Alex Matheson, the 2018 Heropreneurs Awards Entrepreneur of the Year, launched Fuel10k into the food market in 2013.
The initial product range has expanded considerably to include breakfast drinks, porridge pots, granolas, wheat biscuits, multigrain flakes and new Complete Meal powders. It is the UK’s fastest growing breakfast brand and one of the front running challenger brands in the sector.
Alex left the Royal Scots Dragoon Guards after seven years of service following tours in Kosovo, Macedonia and Iraq, he then worked in Food and Drink export before going it alone to co-found Fuel10k in 2013.
What have you been up to since winning the Heropreneurs Entrepreneur of the Year in 2018?
It has been an extremely busy few months. We have gone through a complete brand refresh, the results of which are just starting to hit the shelves now. It is exciting to look again at what the brand means and how it projects itself to those who are regular consumers and to think about how we can attract new people to the brand. We have made sure that the essence of the FUEL10K brand is maintained while adapting the look and feel to be a little more inclusive.
What was the most important thing you have learned in the last year?
Innovation is the life blood of any young challenger brand but not every great idea lands in the way it has been dreamed of. The importance of failing fast is often cited. This can be hard to bring yourself to do when the project has been your baby but focusing on relevance and growth of the core of the business must remain main thing. Then when innovation lands well it is an additional boost to the whole business.
Have you always felt the pull of entrepreneurialism or has it developed over time?
Growing up on a farm and then spending 7 years in the Army I have always revelled in having a significant degree of responsibility as well as control and influence over what I am doing and how it is done. Shaping and building a team to collectively solve problems and achieve goals that will enable the group to achieve has lead me down this path rather than it being a deliberate aim. Now, I would not have it any other way!
When you were starting up, how did you get your idea or concept for the business?
In a crowded market place to be successful there has to be a gap that you can fill and an ongoing need that you can satisfy. We identified that breakfast sales were in decline in the major supermarkets because habits were changing especially amongst the young. Sit down family breakfasts were reserved for weekends and an increasing number of people were craving quick and convenient solutions. By appealing to a younger demographic we were targeting the people being lost from the supermarket aisles. Then by formulating a healthy, tasty and convenient or on the go range of breakfast products FUEL10K aimed to provide the very people who were no longer buying from the supermarket with a breakfast solution that appealed directly to them.
What is the best part about working for yourself?
I enjoy the responsibility, challenge and flexibility that it brings.
What has been the hardest part about setting up your own company?
It is a huge decision to quit your job and go it alone but once that decision is made no one thing is particularly difficult. The major challenge comes about because there are so many different things to attend to and problems to resolve simultaneously. Much like eating the proverbial elephant…. one step at a time and refusing to give up or be put off is the key.
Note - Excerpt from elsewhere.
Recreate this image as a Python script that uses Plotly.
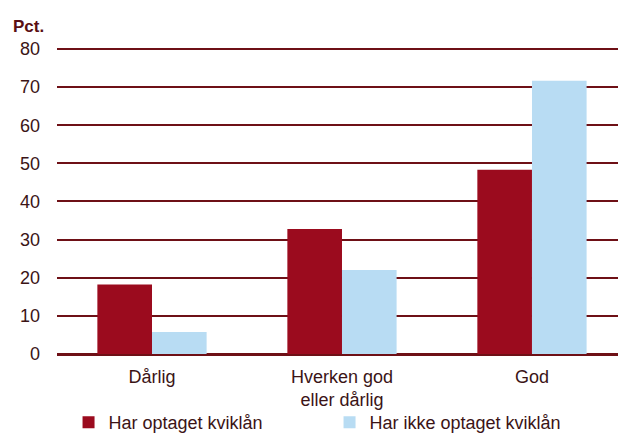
import plotly.graph_objects as go

categories = ["Dårlig", "Hverken god<br>eller dårlig", "God"]
har_optaget = [18.2, 32.8, 48.3]
har_ikke_optaget = [5.8, 22.0, 71.7]
y_ticks = [0, 10, 20, 30, 40, 50, 60, 70, 80]

RED = "#9b0b1e"
LIGHT = "#b8dcf3"
GRID = "#6e1016"
TEXT = "#3b1416"

fig = go.Figure()
fig.add_trace(go.Bar(x=categories, y=har_optaget, name="Har optaget kviklån",
                     marker=dict(color=RED, line=dict(width=0))))
fig.add_trace(go.Bar(x=categories, y=har_ikke_optaget, name="Har ikke optaget kviklån",
                     marker=dict(color=LIGHT, line=dict(width=0))))

fig.update_layout(
    width=626, height=433,
    margin=dict(l=49, r=0, t=39, b=87, autoexpand=False),
    paper_bgcolor="white", plot_bgcolor="white",
    barmode="group", bargap=0.425, bargroupgap=0,
    font=dict(family="Liberation Sans, Arial, sans-serif", size=18, color=TEXT),
    showlegend=True,
    legend=dict(orientation="h", x=0.02, xanchor="left", y=-0.163, yanchor="top",
                entrywidth=216, entrywidthmode="pixels",
                font=dict(size=18, color=TEXT), itemwidth=30,
                tracegroupgap=0, bgcolor="rgba(0,0,0,0)"),
    xaxis=dict(range=[-0.5, 2.537], showgrid=False, showline=False, ticks="", automargin=False,
               ticklabelstandoff=10, tickfont=dict(size=18, color=TEXT)),
    yaxis=dict(range=[0, 80.52], tickvals=y_ticks, showgrid=True, gridcolor=GRID, gridwidth=2,
               zeroline=True, zerolinecolor=GRID, zerolinewidth=2.5, automargin=False,
               showline=False, ticks="", ticklabelstandoff=16,
               tickfont=dict(size=18, color=TEXT)),
    annotations=[dict(text="<b>Pct.</b>", xref="paper", yref="paper", x=-0.079, y=1.0,
                      xanchor="left", yanchor="middle", yshift=21, showarrow=False,
                      font=dict(size=17, color="#5a0f14"))],
)

fig.write_html("out.html")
Any mistakes you have made along the way that you wish you could change with the benefit of hindsight?
There have been many mistakes. I don’t see this as a bad thing, if you are not prepared to make mistakes, progress and ambition are stifled. The important thing is to learn the lessons those mistakes can teach you and take those learnings forward into the next phase or endeavour.
Who was the best boss that you’ve ever had. What did you like about them, and why?
I learnt a lot from the many of the commanders I had whilst in the Army. The best of them were able to knit a team together from a group of experts in a variety of fields and end up with true synergy.
What do you do to unwind outside of work?
Keeping active in the outdoors whether it be skiing, cycling or water sports has always been my go-to. Combining this with friends and family by encouraging them to come along with me is the perfect recipe for time off.
If you had one piece of advice to someone just starting out, what would it be?
The whole experience is a rollercoaster that you need persistence and a level head to make the most of. If you can always remember that “Nothing is ever as good or as bad as it first appears” your feet will stay on the ground in the good times and you will avoid losing heart when things get tough.